Krakatau delays blast furnace start amid corruption claims
Posted on 30 September 2021
Indonesian state-owned Krakatau Steel expects to operate its new blast furnace in the third quarter of 2022, Kallanish understands from local media reports. The long-delayed start-up demonstrates signs of corruption, according to state-owned enterprises minister Erick Thohir.
The company has long planned to operate a 1,832 cubic metre, 1.2 million tonne/year blast furnace, and has even declared official openings in the past. However, the plant has never been fully operational. The project had already been delayed for several years when current president director Silmy Karim took his position, when he was charged by the government with reforming the struggling company.
Since then, the company has been focussed on completing projects, restructuring debt and restructuring the company to become more profitable. Some non-core subsidiaries have been sold off, and the company has a new trading arm which hopes to bring in increased revenue from exports.

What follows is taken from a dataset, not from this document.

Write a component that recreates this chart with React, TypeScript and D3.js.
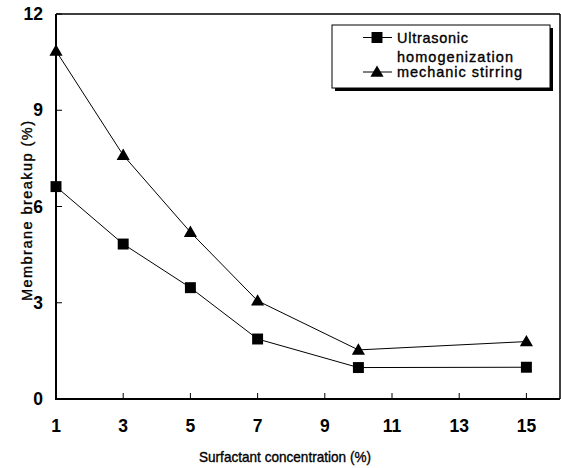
import React from "react";
import * as d3 from "d3";

const concentrations = [1, 3, 5, 7, 10, 15];
const ultrasonic = [6.62, 4.83, 3.47, 1.87, 0.98, 0.99];
const mechanic = [10.85, 7.6, 5.2, 3.06, 1.53, 1.79];
const xTicks = [1, 3, 5, 7, 9, 11, 13, 15];
const yTicks = [0, 3, 6, 9, 12];
const seriesNames = ["Ultrasonic", "homogenization", "mechanic stirring"];

const W = 561, H = 468;
const left = 56, right = 560, top = 14, bottom = 399;

export default function App() {
  const x = d3.scaleLinear().domain([1, 16]).range([left, right]);
  const y = d3.scaleLinear().domain([0, 12]).range([bottom, top]);
  const line = d3.line<number>().x((_, i) => x(concentrations[i])).y((d) => y(d));
  const font = "'Liberation Sans', Arial, sans-serif";
  const tri = d3.symbol().type(d3.symbolTriangle).size(75)();
  const sq = d3.symbol().type(d3.symbolSquare).size(120)();

  return (
    <svg width={W} height={H} style={{ position: "absolute", left: 0, top: 0, background: "#fff" }} fontFamily={font}>
      {/* frame */}
      <line x1={left} x2={right} y1={top} y2={top} stroke="#000" strokeWidth={1.5} />
      <line x1={right} x2={right} y1={top} y2={bottom} stroke="#000" strokeWidth={1.5} />
      <line x1={left} x2={left} y1={top} y2={bottom + 1} stroke="#000" strokeWidth={2} />
      <line x1={left - 1} x2={right} y1={bottom} y2={bottom} stroke="#000" strokeWidth={2} />
      {xTicks.map((t) => (
        <g key={"x" + t}>
          <line x1={x(t)} x2={x(t)} y1={bottom} y2={bottom - 6} stroke="#000" strokeWidth={1} />
          <text x={x(t)} y={432} textAnchor="middle" fontSize={17.5} fontWeight="bold">{t}</text>
        </g>
      ))}
      {yTicks.map((t) => (
        <g key={"y" + t}>
          <line x1={left} x2={left + 6} y1={y(t)} y2={y(t)} stroke="#000" strokeWidth={1} />
          <text x={43} y={y(t) + 6} textAnchor="end" fontSize={17.5} fontWeight="bold">{t}</text>
        </g>
      ))}
      <text x={285} y={462} textAnchor="middle" fontSize={14.5} stroke="#000" strokeWidth={0.35} textLength={172} lengthAdjust="spacingAndGlyphs">Surfactant concentration (%)</text>
      <text transform={`translate(32,${211}) rotate(-90)`} textAnchor="middle" fontSize={14.5} stroke="#000" strokeWidth={0.35} textLength={180} lengthAdjust="spacing">Membrane breakup (%)</text>

      <path d={line(ultrasonic) || ""} fill="none" stroke="#000" strokeWidth={1} />
      <path d={line(mechanic) || ""} fill="none" stroke="#000" strokeWidth={1} />
      {ultrasonic.map((v, i) => (
        <path key={"u" + i} d={sq || ""} transform={`translate(${x(concentrations[i])},${y(v)})`} fill="#000" />
      ))}
      {mechanic.map((v, i) => (
        <path key={"m" + i} d={tri || ""} transform={`translate(${x(concentrations[i])},${y(v) + 1})`} fill="#000" />
      ))}

      {/* legend */}
      <rect x={335} y={28} width={218} height={63} fill="#000" />
      <rect x={332} y={25} width={218} height={63} fill="#fff" stroke="#000" strokeWidth={1} />
      <line x1={363} x2={392} y1={37.5} y2={37.5} stroke="#000" strokeWidth={1} />
      <path d={sq || ""} transform="translate(377,37.5)" fill="#000" />
      <line x1={363} x2={392} y1={72} y2={72} stroke="#000" strokeWidth={1} />
      <path d={tri || ""} transform="translate(377,73)" fill="#000" />
      <text x={397} y={42.5} fontSize={14.5} stroke="#000" strokeWidth={0.35} textLength={71} lengthAdjust="spacing">{seriesNames[0]}</text>
      <text x={397} y={61.5} fontSize={14.5} stroke="#000" strokeWidth={0.35} textLength={116} lengthAdjust="spacing">{seriesNames[1]}</text>
      <text x={397} y={77} fontSize={14.5} stroke="#000" strokeWidth={0.35} textLength={125} lengthAdjust="spacing">{seriesNames[2]}</text>
    </svg>
  );
}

Krakatau has now commissioned a 1.5m t/y hot strip mill, which had also been long-delayed. Because it is reliant on purchased slab, however, the mill is reportedly struggling to turn a profit.
Krakatau has reported accumulated debt of some IDR 31 trillion ($2.17 billion), including the $850 million official cost of the blast furnace project. A debt restructuring in January 2020 helped to reduce repayment costs, but the company is still struggling to operate its full equipment at high capacity utilisation.